# What you will do:
Starting at the first line of the listing below, repeat each line up to and including the one containing "var labelRadius = [158, 215, 189];". Leave out pictures.

# Information shown:

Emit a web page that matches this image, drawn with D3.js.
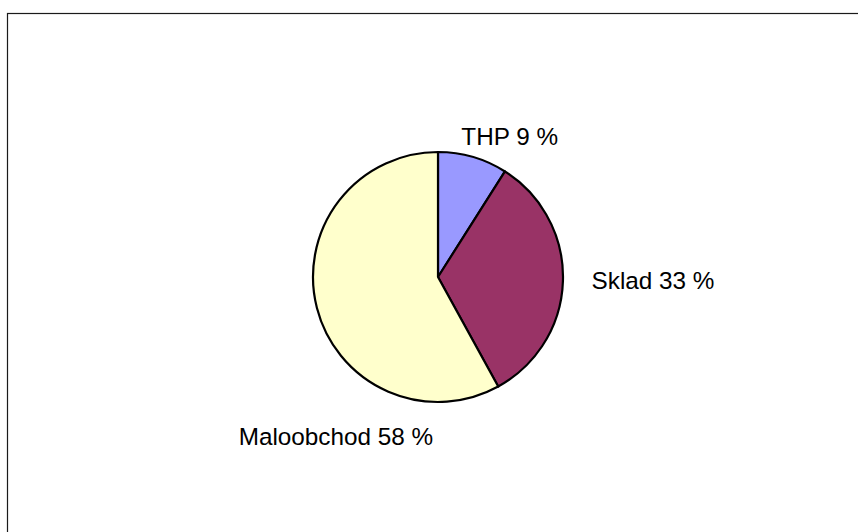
<!DOCTYPE html>
<html>
<head>
<meta charset="utf-8">
<script src="https://cdn.jsdelivr.net/npm/d3@7"></script>
<style>
  html, body { margin: 0; padding: 0; background: #fff; }
  svg { display: block; }
</style>
</head>
<body>
<svg id="chart" width="858" height="532"></svg>
<script>
// data
var categories = ["THP", "Sklad", "Maloobchod"];
var values = [9, 33, 58];
var colors = ["#9999ff", "#993366", "#ffffcc"];

// label placement around the pie (degrees clockwise from top, distance from centre)
var labelAngle = [27, 90.8, 212.7];
var labelRadius = [158, 215, 189];

make_chart = function () {
    var width = 858, height = 532;
    var cx = 438, cy = 277, radius = 125;

    var svg = d3.select("#chart");

    // chart area frame
    svg.append("rect")
        .attr("x", 7.5)
        .attr("y", 13.5)
        .attr("width", width)
        .attr("height", height)
        .attr("fill", "#fff")
        .attr("stroke", "#1a1a1a")
        .attr("stroke-width", 1.2);

    var data = categories.map(function (c, i) {
        return { name: c, value: values[i], color: colors[i], i: i };
    });

    var pie = d3.pie()
        .sort(null)
        .value(d => d.value);

    var arc = d3.arc()
        .innerRadius(0)
        .outerRadius(radius);

    var arcs = pie(data);

    var g = svg.append("g")
        .attr("transform", `translate(${cx},${cy})`);

    g.selectAll("path")
        .data(arcs)
        .join("path")
        .attr("fill", d => d.data.color)
        .attr("stroke", "#000")
        .attr("stroke-width", 2.2)
        .attr("stroke-linejoin", "round")
        .attr("d", arc);

    g.selectAll("text")
        .data(arcs)
        .join("text")
        .attr("transform", d => {
            var p = d3.pointRadial(labelAngle[d.data.i] * Math.PI / 180, labelRadius[d.data.i]);
            return `translate(${p})`;
        })
        .attr("text-anchor", "middle")
        .attr("dy", "0.36em")
        .attr("font-family", "Arial, 'Liberation Sans', sans-serif")
        .attr("font-size", 24.3)
        .attr("fill", "#000")
        .text(d => `${d.data.name} ${d.data.value} %`);
}

make_chart();
</script>
</body>
</html>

# Worked solution:
Emit a web page that matches this image, drawn with D3.js.
<!DOCTYPE html>
<html>
<head>
<meta charset="utf-8">
<script src="https://cdn.jsdelivr.net/npm/d3@7"></script>
<style>
  html, body { margin: 0; padding: 0; background: #fff; }
  svg { display: block; }
</style>
</head>
<body>
<svg id="chart" width="858" height="532"></svg>
<script>
// data
var categories = ["THP", "Sklad", "Maloobchod"];
var values = [9, 33, 58];
var colors = ["#9999ff", "#993366", "#ffffcc"];

// label placement around the pie (degrees clockwise from top, distance from centre)
var labelAngle = [27, 90.8, 212.7];
var labelRadius = [158, 215, 189];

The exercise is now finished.